Separate from flow code, the API server itself makes outbound HTTP on behalf of admins and users — OAuth token claim/refresh, Hashicorp Vault, CyberArk Conjur, event-destination webhooks, on-call pager, MCP tool validation. The URLs come from admin config (Vault server URL) or user input (webhook destination, MCP server URL), so the same SSRF risks apply. Unlike user-code egress, this layer is always on — it does not require AP_NETWORK_MODE=STRICT. It is implemented as a request-filtering-agent wrapper attached to the shared axios instances in @activepieces/server-utils; every outbound request flows through it. The blocked ranges are identical to the engine guard (RFC1918, loopback, link-local / cloud metadata, non-unicast).
AP_SSRF_ALLOW_LIST is shared between both surfaces. Add an IP or CIDR once and it applies to user-code egress and server-side HTTP. Restart the server after changing the value.
When a request is blocked, the axios error surfaced in the admin UI includes the AP_SSRF_ALLOW_LIST hint, so operators see the remediation directly in connection-test dialogs.

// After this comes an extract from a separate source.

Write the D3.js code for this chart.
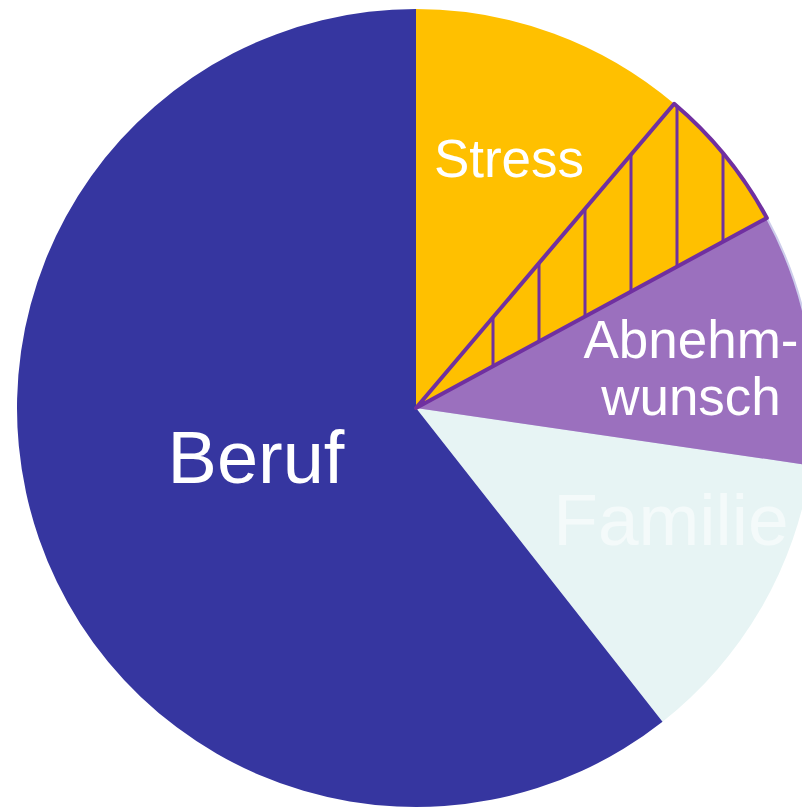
<!DOCTYPE html>
<html>
<head>
    <title>Pie chart</title>
    <script src="https://d3js.org/d3.v7.min.js"></script>
    <style>
        body { margin: 0; background: #fff; }
        svg { display: block; }
        text { font-family: "Liberation Sans", Arial, sans-serif; }
    </style>
</head>
<body>
    <div id="chart"></div>

    <script>
        // slice data (percent), clockwise from 12 o'clock
        var categories = ["Stress", "StressHatched", "Abnehmwunsch", "Familie", "Beruf"];
        var values = [11.2, 5.9, 10.2, 12.1, 60.6];
        var colors = ["#FFC000", "#FFC000", "#9B70BE", "#E7F4F4", "#3636A0"];

        var width = 802;
        var height = 810;
        var cx = 416, cy = 408;
        var radius = 399;

        var svg = d3.select("#chart")
            .append("svg")
            .attr("width", width)
            .attr("height", height);

        var g = svg.append("g")
            .attr("transform", "translate(" + cx + "," + cy + ")");

        var pie = d3.pie().sort(null).value(function(d) { return d; });
        var arcs = pie(values);

        var arc = d3.arc()
            .innerRadius(0)
            .outerRadius(radius);

        g.selectAll(".slice")
            .data(arcs)
            .enter()
            .append("path")
            .attr("class", "slice")
            .attr("d", arc)
            .attr("fill", function(d, i) { return colors[i]; })
            .attr("stroke", function(d, i) { return categories[i] === "Abnehmwunsch" ? "#CDCDEB" : "none"; })
            .attr("stroke-width", 2);

        // redraw purple slightly inside so only a thin light edge shows
        g.append("path")
            .attr("d", arc(arcs[2]))
            .attr("fill", colors[2])
            .attr("transform", "scale(0.995)");

        // hatched sub-slice: vertical lines clipped to the sector
        g.append("clipPath")
            .attr("id", "hatchClip")
            .append("path")
            .attr("d", arc(arcs[1]));

        g.append("g")
            .attr("clip-path", "url(#hatchClip)")
            .selectAll("line")
            .data(d3.range(493 - cx, radius, 46))
            .enter()
            .append("line")
            .attr("x1", function(d) { return d; })
            .attr("x2", function(d) { return d; })
            .attr("y1", -radius)
            .attr("y2", 0)
            .attr("stroke", "#7030A0")
            .attr("stroke-width", 3);

        g.append("path")
            .attr("d", arc(arcs[1]))
            .attr("fill", "none")
            .attr("stroke", "#7030A0")
            .attr("stroke-width", 4)
            .attr("stroke-linejoin", "round");

        // labels
        var labels = [
            { lines: ["Stress"], x: 509, y: 177, size: 53, color: "#fff" },
            { lines: ["Abnehm-", "wunsch"], x: 691, y: 358, size: 53, color: "#fff", lh: 57 },
            { lines: ["Familie"], x: 671, y: 545, size: 73, color: "#F4FAFA" },
            { lines: ["Beruf"], x: 256, y: 483, size: 74, color: "#fff" }
        ];

        labels.forEach(function(l) {
            var t = svg.append("text")
                .attr("text-anchor", "middle")
                .attr("font-size", l.size)
                .attr("fill", l.color);
            l.lines.forEach(function(s, k) {
                t.append("tspan")
                    .attr("x", l.x)
                    .attr("y", l.y + k * (l.lh || 0))
                    .text(s);
            });
        });
    </script>
</body>
</html>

Self-hosted providers on private IPs

If Vault, Conjur, an on-prem OAuth2 token endpoint, or an internal webhook resolves to a private IP, the server-side filter will reject it until you add the target to AP_SSRF_ALLOW_LIST: 
AP_SSRF_ALLOW_LIST=10.0.5.12,192.168.10.0/24

Relaxed TLS is still filtered

Connectors that accept self-signed certs (e.g. CyberArk Conjur in a private cluster) use rejectUnauthorized: false. The SSRF filter is preserved under this setting — TLS verification is relaxed, SSRF protection is not.